Entries with chart source code
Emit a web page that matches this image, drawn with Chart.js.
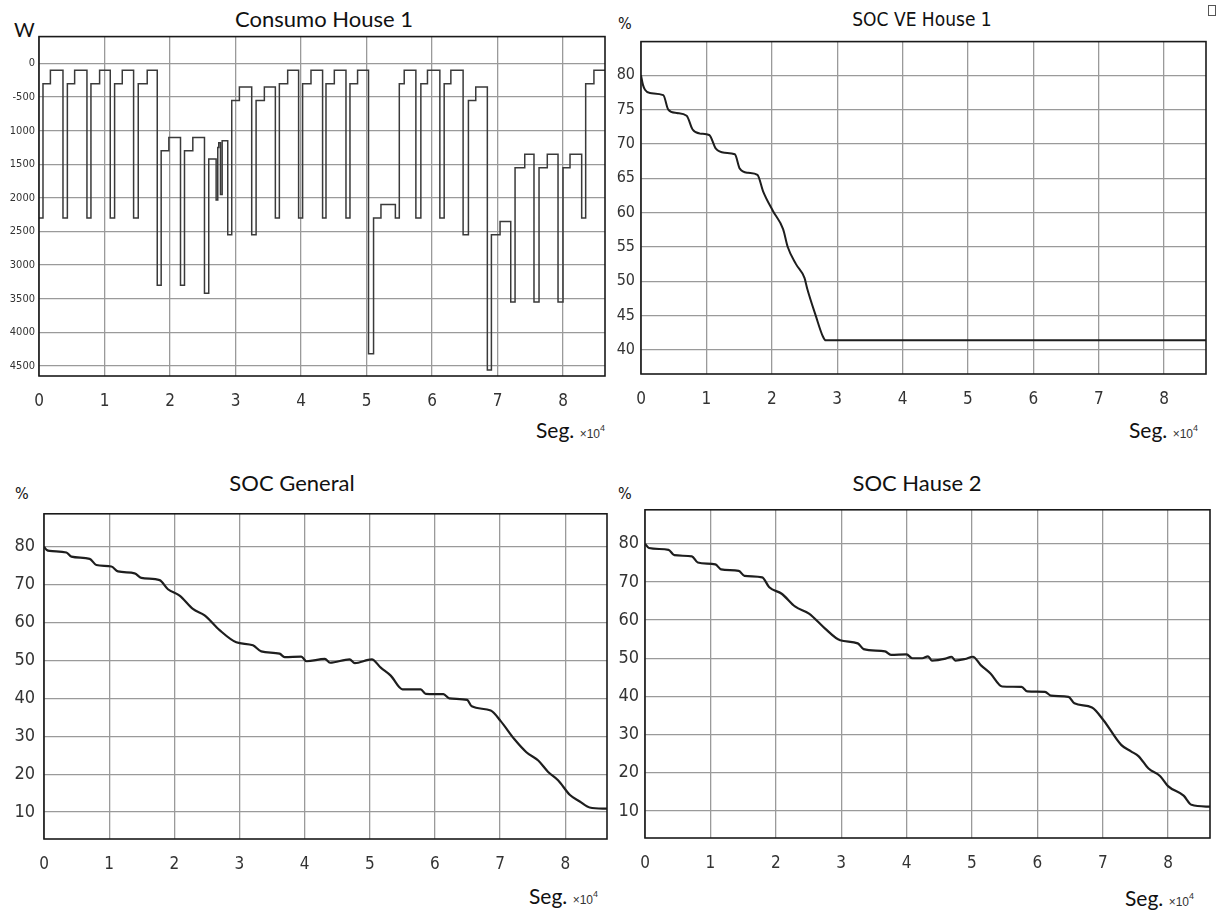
<!DOCTYPE html>
<html>
<head>
<meta charset="utf-8">
<title>Consumo y SOC</title>
<script src="https://cdn.jsdelivr.net/npm/chart.js@4.4.1/dist/chart.umd.min.js"></script>
<style>
  body { margin: 0; background: #fff; width: 1221px; height: 913px; position: relative; overflow: hidden; }
  canvas { position: absolute; }
  .lbl { position: absolute; white-space: nowrap; color: #111; line-height: 1; }
  .cal { font-family: Lato, 'Open Sans', sans-serif; }
  .nar { font-family: 'Liberation Sans Narrow', 'Arial Narrow', 'DejaVu Sans Condensed', sans-serif; }
  .title { font-size: 22px; transform: translateX(-50%); }
  .seg { font-size: 21px; }
  .seg span { font-family: 'Liberation Sans Narrow', 'Arial Narrow', sans-serif; font-size: 12px; color: #333; }
  .seg sup { font-size: 9px; vertical-align: 7px; }
  .icon { position: absolute; left: 1208px; top: 5px; width: 6px; height: 9px; border: 1px solid #555; }
</style>
</head>
<body>

<div class="lbl cal title" style="left:324px; top:8px;">Consumo House 1</div>
<div class="lbl cal" style="left:14px; top:19px; font-size:20px;">W</div>
<div class="lbl cal seg" style="left:536px; top:419px;">Seg. <span>×10<sup>4</sup></span></div>

<div class="lbl nar title" style="left:922px; top:10px; font-size:19px;">SOC VE House 1</div>
<div class="lbl nar" style="left:618px; top:16px; font-size:16px;">%</div>
<div class="lbl cal seg" style="left:1129px; top:419px;">Seg. <span>×10<sup>4</sup></span></div>
<div class="icon"></div>

<div class="lbl cal title" style="left:292px; top:472px;">SOC General</div>
<div class="lbl nar" style="left:15px; top:486px; font-size:16px;">%</div>
<div class="lbl cal seg" style="left:529px; top:885px;">Seg. <span>×10<sup>4</sup></span></div>

<div class="lbl cal title" style="left:917px; top:472px;">SOC Hause 2</div>
<div class="lbl nar" style="left:618px; top:486px; font-size:16px;">%</div>
<div class="lbl cal seg" style="left:1125px; top:887px;">Seg. <span>×10<sup>4</sup></span></div>

<canvas id="consumo"></canvas>
<canvas id="socVe"></canvas>
<canvas id="socGeneral"></canvas>
<canvas id="socHause2"></canvas>

<script>
// Time axis in seconds (one day), labelled in units of 10^4 s
const xTicks = [0, 10000, 20000, 30000, 40000, 50000, 60000, 70000, 80000];
const xTickLabels = ['0', '1', '2', '3', '4', '5', '6', '7', '8'];

// Consumo House 1: each level holds from its time until the next change
const consumoTicks = [0, -500, -1000, -1500, -2000, -2500, -3000, -3500, -4000, -4500];
const consumoTickLabels = ['0', '-500', '1000', '1500', '2000', '2500', '3000', '3500', '4000', '4500'];
const consumoT = [
  0, 610, 1740, 3660, 4330, 5440, 7320, 7930, 9250, 10880,
  11540, 12710, 14440, 15150, 16520, 18050, 18650, 19820, 21600, 22210,
  23480, 25260, 25910, 27040, 27290, 27440, 27700, 27960, 28810, 29420,
  30590, 32470, 33140, 34400, 36080, 36690, 37960, 39630, 40240, 41520,
  43290, 43810, 45080, 46860, 47470, 48630, 50300, 51070, 52200, 54400,
  55000, 55750, 57530, 58290, 59300, 61190, 61850, 62870, 64740, 65550,
  66670, 68440, 69060, 70380, 72010, 72670, 74150, 75560, 76330, 77590,
  79230, 79990, 81060, 82840, 83450, 84710, 86400
];
const consumoW = [
  -2300, -300, -100, -2300, -300, -100, -2300, -300, -100, -2300,
  -300, -100, -2300, -300, -100, -3300, -1300, -1100, -3300, -1300,
  -1100, -3420, -1420, -2030, -1250, -1180, -1950, -1150, -2550, -550,
  -350, -2550, -550, -350, -2300, -300, -100, -2300, -300, -100,
  -2300, -300, -100, -2300, -300, -100, -4320, -2300, -2100, -2300,
  -300, -100, -2300, -300, -100, -2300, -300, -100, -2550, -550,
  -350, -4560, -2550, -2350, -3550, -1550, -1350, -3550, -1550, -1350,
  -3550, -1550, -1350, -2300, -300, -100, -100
];

// SOC VE House 1 (%)
const socVeTicks = [40, 45, 50, 55, 60, 65, 70, 75, 80];
const socVeT = [
  0, 300, 610, 1370, 3410, 4170, 5450, 6980, 7890, 9010,
  10430, 11450, 12820, 14350, 15110, 16380, 17810, 18670, 20200, 21730,
  22440, 23700, 25000, 25400, 26720, 27800, 28250, 86400
];
const socVeV = [
  80, 78.6, 77.9, 77.4, 77.1, 75.0, 74.5, 74.1, 72.1, 71.5,
  71.3, 69.3, 68.7, 68.5, 66.4, 65.8, 65.5, 63.1, 60.2, 57.6,
  55.0, 52.5, 50.5, 49.0, 45.0, 42.0, 41.4, 41.4
];

// SOC General (%)
const socTicks = [10, 20, 30, 40, 50, 60, 70, 80];
const socGenT = [
  0, 400, 870, 3430, 4200, 7010, 8030, 10330, 11350, 13910,
  14930, 17740, 19020, 20810, 22850, 24650, 26950, 29510, 32060, 33340,
  36150, 36920, 39480, 40300, 43100, 43900, 46900, 47700, 50300, 51680,
  53210, 55010, 57820, 58580, 61300, 62200, 64930, 65650, 68560, 70090,
  72200, 74030, 75850, 77370, 78890, 80720, 82220, 83740, 86400
];
const socGenV = [
  80.0, 79.2, 78.9, 78.5, 77.4, 76.8, 75.2, 74.8, 73.5, 73.0,
  71.8, 71.2, 68.8, 67.1, 63.6, 61.9, 58.0, 54.8, 54.0, 52.4,
  51.8, 50.9, 51.0, 49.8, 50.4, 49.4, 50.3, 49.3, 50.3, 48.1,
  46.0, 42.4, 42.4, 41.2, 41.1, 40.0, 39.6, 37.9, 36.8, 34.0,
  29.2, 25.8, 23.6, 20.6, 18.4, 14.5, 12.8, 11.2, 10.9
];

// SOC Hause 2 (%)
const socH2T = [
  0, 600, 3600, 4490, 7170, 8070, 10750, 11640, 14330, 15220,
  17920, 19000, 20900, 22990, 25080, 27460, 29850, 32540, 33430, 36710,
  37610, 40000, 40890, 42390, 43280, 43870, 45960, 46860, 47460, 48950,
  50140, 51340, 52830, 54630, 57580, 58480, 61170, 62080, 64760, 65660,
  68350, 70140, 72820, 74320, 75500, 77000, 78790, 79980, 82370, 83560,
  86400
];
const socH2V = [
  80.0, 78.9, 78.4, 77.0, 76.7, 75.1, 74.6, 73.3, 72.9, 71.6,
  71.2, 68.6, 66.9, 63.5, 61.7, 57.9, 54.7, 53.9, 52.4, 51.8,
  50.9, 51.0, 50.0, 50.0, 50.5, 49.4, 49.9, 50.4, 49.4, 49.8,
  50.4, 48.2, 46.0, 42.6, 42.5, 41.3, 41.2, 40.2, 39.9, 38.2,
  37.1, 33.7, 27.3, 25.6, 24.3, 21.1, 19.1, 16.5, 14.0, 11.6,
  11.1
];

const NARROW = "'Liberation Sans Narrow', 'Arial Narrow', 'DejaVu Sans Condensed', sans-serif";

// black frame around the plot area
const frame = {
  id: 'frame',
  afterDraw(chart) {
    const a = chart.chartArea;
    const ctx = chart.ctx;
    ctx.save();
    ctx.strokeStyle = '#1a1a1a';
    ctx.lineWidth = 1.6;
    ctx.strokeRect(a.left, a.top, a.right - a.left, a.bottom - a.top);
    ctx.restore();
  }
};

function toPoints(ts, vs) {
  return ts.map((t, i) => ({ x: t, y: vs[i] }));
}

// p: canvas placement and axis box sizes; the chart area follows from them
function makePanel(id, p, points, y, line) {
  const el = document.getElementById(id);
  el.width = p.w;
  el.height = p.h;
  el.style.left = p.left + 'px';
  el.style.top = p.top + 'px';

  return new Chart(el, {
    type: 'line',
    data: {
      datasets: [{
        data: points,
        borderColor: line.color,
        borderWidth: line.width,
        pointRadius: 0,
        stepped: line.stepped || false,
        cubicInterpolationMode: line.stepped ? 'default' : 'monotone',
        tension: line.stepped ? 0 : 0.3,
        fill: false
      }]
    },
    options: {
      responsive: false,
      animation: false,
      devicePixelRatio: 1,
      layout: { padding: { top: p.padTop, right: p.padRight, left: 0, bottom: 0 } },
      plugins: { legend: { display: false }, tooltip: { enabled: false } },
      scales: {
        x: {
          type: 'linear',
          min: 0,
          max: 86400,
          afterBuildTicks: s => { s.ticks = xTicks.map(v => ({ value: v })); },
          afterFit: s => { s.height = p.xAxisH; },
          ticks: {
            callback: (v, i) => xTickLabels[i],
            font: { family: NARROW, size: p.xFont },
            color: '#333',
            padding: p.xPad,
            maxRotation: 0
          },
          grid: { color: '#9a9a9a', lineWidth: 1.3, drawTicks: false },
          border: { display: false }
        },
        y: {
          min: y.min,
          max: y.max,
          afterBuildTicks: s => { s.ticks = y.ticks.map(v => ({ value: v })); },
          afterFit: s => { s.width = p.yAxisW; },
          ticks: {
            callback: (v, i) => y.labels[i],
            font: { family: NARROW, size: p.yFont },
            color: '#333',
            padding: p.yPad
          },
          grid: { color: '#9a9a9a', lineWidth: 1.3, drawTicks: false },
          border: { display: false }
        }
      }
    },
    plugins: [frame]
  });
}

makePanel('consumo',
  { left: 0, top: 26, w: 615, h: 400, padTop: 10, padRight: 10, yAxisW: 39, xAxisH: 50,
    xFont: 17, xPad: 15, yFont: 11, yPad: 4 },
  toPoints(consumoT, consumoW),
  { min: -4650, max: 400, ticks: consumoTicks, labels: consumoTickLabels },
  { color: '#3a3a3a', width: 1.5, stepped: true });

makePanel('socVe',
  { left: 601, top: 26, w: 615, h: 398, padTop: 10, padRight: 10, yAxisW: 40, xAxisH: 50,
    xFont: 17, xPad: 15, yFont: 16, yPad: 6 },
  toPoints(socVeT, socVeV),
  { min: 36.5, max: 84.9, ticks: socVeTicks, labels: socVeTicks.map(String) },
  { color: '#1e1e1e', width: 2 });

makePanel('socGeneral',
  { left: 4, top: 494, w: 613, h: 395, padTop: 10, padRight: 10, yAxisW: 40, xAxisH: 50,
    xFont: 17, xPad: 15, yFont: 18, yPad: 9 },
  toPoints(socGenT, socGenV),
  { min: 2.9, max: 88.7, ticks: socTicks, labels: socTicks.map(String) },
  { color: '#1e1e1e', width: 2.2 });

makePanel('socHause2',
  { left: 605, top: 493, w: 613, h: 395, padTop: 10, padRight: 8, yAxisW: 40, xAxisH: 50,
    xFont: 17, xPad: 15, yFont: 18, yPad: 6 },
  toPoints(socH2T, socH2V),
  { min: 2.9, max: 88.9, ticks: socTicks, labels: socTicks.map(String) },
  { color: '#1e1e1e', width: 2.2 });
</script>
</body>
</html>
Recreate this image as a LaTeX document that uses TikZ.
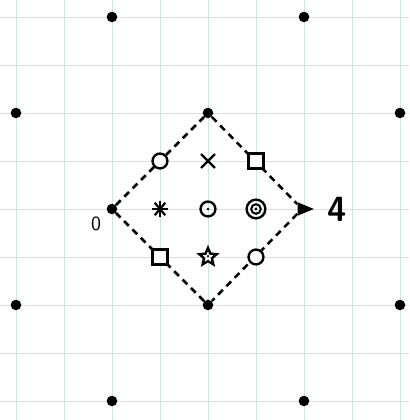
\documentclass[tikz,border=0pt]{standalone}
\usepackage{xcolor}
\usepackage{tikz}
\usetikzlibrary{shapes.geometric,shapes.misc}

\definecolor{paper}{RGB}{200,232,225}

\begin{document}
\begin{tikzpicture}[
  gridline/.style={paper, line width=0.45pt},
  bead/.style={circle, fill=black, inner sep=0pt, minimum size=2.2mm},
  edge/.style={line width=1.5pt, dash pattern=on 4pt off 3pt},
  pen/.style={draw, line width=1.4pt, inner sep=0pt},
  ringdot/.style={pen, circle, minimum size=3.1mm,
    path picture={\fill (path picture bounding box.center) circle (0.8pt);}},
  boxdot/.style={pen, rectangle, minimum size=3.1mm,
    path picture={\fill (path picture bounding box.center) circle (0.8pt);}},
  spiral/.style={pen, circle, minimum size=3.9mm,
    path picture={\draw[line width=1.2pt] (path picture bounding box.center) circle (1mm);
                  \fill (path picture bounding box.center) circle (0.9pt);}},
  cross/.style={pen, cross out, minimum size=2.4mm},
  burst/.style={circle, inner sep=0pt, minimum size=3.6mm,
    path picture={\foreach \a in {0,50,90,130}
      \draw[line width=1.3pt] (path picture bounding box.center) ++(\a:1.7mm) -- ++(\a+180:3.4mm);}},
  starry/.style={pen, star, star points=5, star point ratio=2.2, minimum size=3.8mm,
    path picture={\fill (path picture bounding box.center) circle (0.8pt);}},
  tip/.style={isosceles triangle, fill=black, inner sep=0pt, minimum height=2.6mm, minimum width=2.8mm}
]
  \useasboundingbox (-4.333,-4.396) rectangle (4.188,4.354);
  \draw[gridline] (-4.333,-4.396) grid (4.188,4.354);

  \foreach \name/\x/\y in {o1/-2/4, o2/2/4, o3/-4/2, o4/4/2, o5/-4/-2, o6/4/-2, o7/-2/-4, o8/2/-4} {
    \node[bead] (\name) at (\x,\y) {};
  }

  \node[bead] (start) at (-2,0) {};
  \node[bead] (top) at (0,2) {};
  \node[bead] (bottom) at (0,-2) {};
  \node[tip] (end) at (1.96,0) {};

  \draw[edge] (start) -- (top);
  \draw[edge] (top) -- (end);
  \draw[edge] (end) -- (bottom);
  \draw[edge] (bottom) -- (start);

  \node[ringdot, fill=white] (nw) at (-1,1) {};
  \node[cross] (n) at (0,1) {};
  \node[boxdot, fill=white] (ne) at (1,1) {};
  \node[burst] (w) at (-1,0) {};
  \node[ringdot] (c) at (0,0) {};
  \node[spiral] (e) at (1,0) {};
  \node[boxdot, fill=white] (sw) at (-1,-1) {};
  \node[starry] (s) at (0,-1) {};
  \node[ringdot, fill=white] (se) at (1,-1) {};

  \node[font=\sffamily\large] (lblzero) at (-2.33,-0.32) {0};
  \node[font=\sffamily\bfseries\huge] (lblfour) at (2.7,0) {4};
\end{tikzpicture}
\end{document}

- [Work required]:
Only the lines from "Recreate this image" through "(bottom) -- (start);" should appear in your output, copied exactly with both end lines, and with no pictures.

- [Reply to the exercise]:
Recreate this image as a LaTeX document that uses TikZ.
\documentclass[tikz,border=0pt]{standalone}
\usepackage{xcolor}
\usepackage{tikz}
\usetikzlibrary{shapes.geometric,shapes.misc}

\definecolor{paper}{RGB}{200,232,225}

\begin{document}
\begin{tikzpicture}[
  gridline/.style={paper, line width=0.45pt},
  bead/.style={circle, fill=black, inner sep=0pt, minimum size=2.2mm},
  edge/.style={line width=1.5pt, dash pattern=on 4pt off 3pt},
  pen/.style={draw, line width=1.4pt, inner sep=0pt},
  ringdot/.style={pen, circle, minimum size=3.1mm,
    path picture={\fill (path picture bounding box.center) circle (0.8pt);}},
  boxdot/.style={pen, rectangle, minimum size=3.1mm,
    path picture={\fill (path picture bounding box.center) circle (0.8pt);}},
  spiral/.style={pen, circle, minimum size=3.9mm,
    path picture={\draw[line width=1.2pt] (path picture bounding box.center) circle (1mm);
                  \fill (path picture bounding box.center) circle (0.9pt);}},
  cross/.style={pen, cross out, minimum size=2.4mm},
  burst/.style={circle, inner sep=0pt, minimum size=3.6mm,
    path picture={\foreach \a in {0,50,90,130}
      \draw[line width=1.3pt] (path picture bounding box.center) ++(\a:1.7mm) -- ++(\a+180:3.4mm);}},
  starry/.style={pen, star, star points=5, star point ratio=2.2, minimum size=3.8mm,
    path picture={\fill (path picture bounding box.center) circle (0.8pt);}},
  tip/.style={isosceles triangle, fill=black, inner sep=0pt, minimum height=2.6mm, minimum width=2.8mm}
]
  \useasboundingbox (-4.333,-4.396) rectangle (4.188,4.354);
  \draw[gridline] (-4.333,-4.396) grid (4.188,4.354);

  \foreach \name/\x/\y in {o1/-2/4, o2/2/4, o3/-4/2, o4/4/2, o5/-4/-2, o6/4/-2, o7/-2/-4, o8/2/-4} {
    \node[bead] (\name) at (\x,\y) {};
  }

  \node[bead] (start) at (-2,0) {};
  \node[bead] (top) at (0,2) {};
  \node[bead] (bottom) at (0,-2) {};
  \node[tip] (end) at (1.96,0) {};

  \draw[edge] (start) -- (top);
  \draw[edge] (top) -- (end);
  \draw[edge] (end) -- (bottom);
  \draw[edge] (bottom) -- (start);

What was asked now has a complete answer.